REQUIRED TASK: From the listing, collect all lines containing the word "chart".

INFORMATION PROVIDED:
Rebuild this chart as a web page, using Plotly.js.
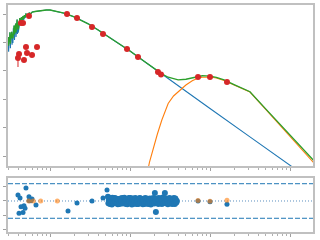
<!DOCTYPE html>
<html><head><meta charset="utf-8">
<script src="https://cdn.plot.ly/plotly-3.0.1.min.js"></script>
<style>html,body{margin:0;padding:0;background:#fff;}#chart{width:320px;height:240px;}</style>
</head><body><div id="chart"></div>
<script>
// Stellar model (µm, Jy)
const starWl = [0.300,0.304,0.308,0.312,0.316,0.320,0.324,0.328,0.332,0.336,0.340,0.344,0.348,0.352,0.356,0.360,0.364,0.368,0.372,0.376,0.380,0.384,0.388,0.392,0.396,0.400,0.41,0.42,0.43,0.44,0.45,0.46,0.47,0.48,0.49,0.50,0.525,0.55,0.575,0.60,0.65,0.70,0.80,0.90,1.0,1.2,1.5,2.0,2.5,3.0,4.0,5.0,7.0,10,15,20,25,30,50,100,300,1000,2000];
const starF = [0.156,0.0471,0.148,0.1067,0.225,0.0625,0.172,0.151,0.236,0.0823,0.199,0.0945,0.316,0.206,0.391,0.1215,0.327,0.234,0.463,0.155,0.448,0.351,0.635,0.196,0.455,0.220,0.322,0.723,0.410,0.784,0.482,0.850,0.615,0.922,0.723,1.0,0.922,1.084,1.0,1.176,1.225,1.275,1.328,1.383,1.383,1.245,1.067,0.797,0.595,0.452,0.275,0.184,0.100,0.0498,0.0216,0.0120,0.00759,0.00523,0.00188,0.000471,0.0000523,0.00000471,0.00000118];
// Dust model
const dustWl = [15,16,17.5,20,22,25,30,35,40,50,60,70,80,90,100,120,150,200,250,316,500,1000,2000];
const dustF = [8.7e-7,1.68e-6,6.0e-6,2.44e-5,5.95e-5,1.85e-4,7.06e-4,1.30e-3,1.87e-3,3.16e-3,4.45e-3,5.49e-3,5.95e-3,6.05e-3,6.05e-3,5.57e-3,4.55e-3,3.16e-3,2.38e-3,1.79e-3,4.27e-4,4.90e-5,5.57e-6];
// Total model
const totWl = [0.300,0.304,0.308,0.312,0.316,0.320,0.324,0.328,0.332,0.336,0.340,0.344,0.348,0.352,0.356,0.360,0.364,0.368,0.372,0.376,0.380,0.384,0.388,0.392,0.396,0.400,0.41,0.42,0.43,0.44,0.45,0.46,0.47,0.48,0.49,0.50,0.525,0.55,0.575,0.60,0.65,0.70,0.80,0.90,1.0,1.2,1.5,2.0,2.5,3.0,4.0,5.0,7.0,10,15,20,22,25,30,35,40,50,60,70,80,90,100,120,150,200,250,316,500,1000,2000];
const totF = [0.156,0.0766,0.148,0.1067,0.225,0.0900,0.172,0.151,0.236,0.1406,0.199,0.137,0.316,0.206,0.391,0.190,0.327,0.234,0.463,0.225,0.448,0.351,0.635,0.306,0.455,0.280,0.410,0.723,0.482,0.784,0.567,0.850,0.667,0.922,0.784,1.0,0.960,1.084,1.041,1.176,1.225,1.275,1.328,1.383,1.383,1.245,1.067,0.797,0.595,0.452,0.275,0.184,0.100,0.0498,0.0216,0.0120,0.00956,0.00778,0.00594,0.00514,0.00481,0.00504,0.00576,0.00645,0.00669,0.00663,0.00652,0.00590,0.00476,0.00328,0.00246,0.00184,0.000446,0.0000537,0.00000675];
// Photometry
const photWl = [0.434,0.460,0.546,0.501,0.688,0.410,0.516,0.596,0.398,0.473,1.631,2.175,3.350,4.597,9.173,12.59,22.39,24.43,70.8,100,163];
const photF = [0.482,0.482,0.850,0.0689,0.0689,0.0391,0.0423,0.036,0.0282,0.024,1.0,0.723,0.349,0.198,0.0586,0.0306,0.00908,0.00741,0.00605,0.00605,0.00403];
const photErrPlus = [0,0,0,0,0,0,0,0,0.0078,0,0,0,0,0,0,0,0,0,0,0,0];
const photErrMinus = [0,0,0,0,0,0,0,0,0.0146,0,0,0,0,0,0,0,0,0,0,0,0];
// Residuals: photometry
const resPhotWl = [0.398,0.422,0.501,0.546,0.550,0.579,0.596,0.434,0.473,0.487,0.410,0.460,0.668,1.679,2.175,3.350,4.597,5.158,70.8,100,163];
const resPhotVal = [0.42,0.20,0.90,0.30,0.02,0.02,0.14,-0.40,-0.33,-0.50,-0.85,-0.80,-0.28,-0.69,-0.14,0.00,0.20,0.76,0.0,-0.06,-0.22];
// Residuals: spectrum
const specWl = [5.3,5.45,5.6,5.77,5.94,6.11,6.29,6.47,6.66,6.86,7.06,7.26,7.47,7.69,7.92,8.15,8.39,8.63,8.88,9.14,9.41,9.68,9.97,10.26,10.56,10.87,11.18,11.51,11.85,12.19,12.55,12.91,13.29,13.68,14.08,14.49,14.91,15.35,15.8,16.26,16.73,17.22,17.72,18.24,18.77,19.32,19.88,20.46,21.06,21.68,22.31,22.96,23.63,24.32,25.03,25.76,26.51,27.29,28.08,28.9,29.75,30.62,31.51,32.43,33.38,34.35,35.36,36.39,37.45,38.5];
const specRes = [0.30,0.05,-0.20,0.15,-0.25,0.10,-0.10,0.20,-0.15,0.05,-0.22,0.12,-0.05,0.18,-0.18,0.02,-0.12,0.15,-0.20,0.08,-0.08,0.20,-0.15,0.10,-0.25,0.05,0.15,-0.10,0.10,-0.20,0.12,-0.05,0.20,-0.15,0.05,-0.22,0.15,-0.08,0.12,-0.18,0.08,-0.12,0.18,-0.25,0.05,-0.10,0.15,0.56,-0.76,0.10,-0.15,0.20,-0.05,0.15,-0.20,0.25,-0.10,0.56,-0.15,0.10,-0.22,0.05,0.15,-0.18,0.08,-0.12,0.20,-0.20,0.05,0.00];
const spec2Wl = [5.37,5.52,5.68,5.85,6.02,6.2,6.38,6.56,6.76,6.96,7.16,7.36,7.58,7.8,8.03,8.27,8.51,8.75,9.01,9.27,9.54,9.82,10.11,10.41,10.71,11.02,11.34,11.68,12.02,12.37,12.73,13.1,13.48,13.88,14.28,14.7,15.13,15.57,16.03,16.49,16.97,17.47,17.98,18.5,19.04,19.6,20.17,20.76,21.37,21.99,22.63,23.29,23.97,24.67,25.39,26.13,26.9,27.68,28.49,29.32,30.18,31.06,31.97,32.9,33.86,34.85,35.87,36.92,37.97];
const spec2Res = [-0.15,0.20,0.00,-0.10,0.22,-0.15,0.18,-0.05,0.15,-0.18,0.10,-0.20,0.15,0.00,0.20,-0.15,0.22,-0.05,0.12,-0.22,0.15,-0.05,0.20,-0.15,0.18,-0.20,0.00,0.20,-0.18,0.05,-0.20,0.18,-0.10,0.15,-0.15,0.10,-0.20,0.20,-0.05,0.15,-0.20,0.10,-0.10,0.15,-0.15,0.20,-0.18,0.10,-0.05,0.15,-0.20,0.05,-0.15,0.18,0.00,-0.15,0.20,-0.10,0.15,0.05,-0.15,0.20,-0.10,0.15,-0.20,0.08,-0.15,0.18,-0.10];
// Residuals: excluded points (orange)
const exWl = [0.542,0.618,0.765,1.234,70.8,100,163];
const exRes = [0,0,0,0,0.03,-0.02,0.05];
const limitLevel = 1.2;

const blue='#1f77b4', orange='#ff7f0e', green='#2ca02c', red='#d62728';
const traces = [
  {x:starWl,y:starF,type:'scatter',mode:'lines',line:{color:blue,width:1.1},xaxis:'x',yaxis:'y'},
  {x:dustWl,y:dustF,type:'scatter',mode:'lines',line:{color:orange,width:1.1},xaxis:'x',yaxis:'y'},
  {x:totWl,y:totF,type:'scatter',mode:'lines',line:{color:green,width:1.3},xaxis:'x',yaxis:'y'},
  {x:photWl,y:photF,type:'scatter',mode:'markers',marker:{color:red,size:6},
   error_y:{type:'data',symmetric:false,array:photErrPlus,arrayminus:photErrMinus,color:red,thickness:1,width:0},xaxis:'x',yaxis:'y'},
  {x:resPhotWl,y:resPhotVal,type:'scatter',mode:'markers',marker:{color:blue,size:5},xaxis:'x2',yaxis:'y2'},
  {x:specWl,y:specRes,type:'scatter',mode:'markers',marker:{color:blue,size:6},xaxis:'x2',yaxis:'y2'},
  {x:spec2Wl,y:spec2Res,type:'scatter',mode:'markers',marker:{color:blue,size:6},xaxis:'x2',yaxis:'y2'},
  {x:exWl,y:exRes,type:'scatter',mode:'markers',marker:{color:orange,size:5,opacity:0.6},xaxis:'x2',yaxis:'y2'}
];
const frame = {showline:true,mirror:true,linecolor:'#c0c0c0',linewidth:2,showgrid:false,zeroline:false,
  showticklabels:false,ticks:'outside',ticklen:3,tickcolor:'#a0a0a0',tickwidth:1};
const xcommon = Object.assign({},frame,{type:'log',range:[-0.525,3.2875],dtick:1,
  minor:{ticks:'outside',ticklen:2,tickcolor:'#b0b0b0',dtick:'D1'}});
const layout = {
  width:320,height:240,margin:{l:8,r:7,t:5,b:8},showlegend:false,
  paper_bgcolor:'#fff',plot_bgcolor:'#fff',
  xaxis:Object.assign({},xcommon,{anchor:'y'}),
  xaxis2:Object.assign({},xcommon,{anchor:'y2',matches:'x'}),
  yaxis:Object.assign({},frame,{type:'log',range:[-5.352,0.317],dtick:1,domain:[0.2907,1],anchor:'x'}),
  yaxis2:Object.assign({},frame,{range:[-2.153,1.597],dtick:1,tick0:0,domain:[0,0.2379],anchor:'x2'}),
  shapes:[
    {type:'line',xref:'paper',x0:0,x1:1,yref:'y2',y0:limitLevel,y1:limitLevel,layer:'below',line:{color:blue,width:1,dash:'5px,2px'}},
    {type:'line',xref:'paper',x0:0,x1:1,yref:'y2',y0:-limitLevel,y1:-limitLevel,layer:'below',line:{color:blue,width:1,dash:'5px,2px'}},
    {type:'line',xref:'paper',x0:0,x1:1,yref:'y2',y0:0,y1:0,layer:'below',line:{color:'#5a8fbf',width:1,dash:'1px,2px'}}
  ]
};
Plotly.newPlot('chart',traces,layout,{staticPlot:true,displayModeBar:false});
</script></body></html>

OUTPUT BELOW:
Rebuild this chart as a web page, using Plotly.js.
<style>html,body{margin:0;padding:0;background:#fff;}#chart{width:320px;height:240px;}</style>
</head><body><div id="chart"></div>
Plotly.newPlot('chart',traces,layout,{staticPlot:true,displayModeBar:false});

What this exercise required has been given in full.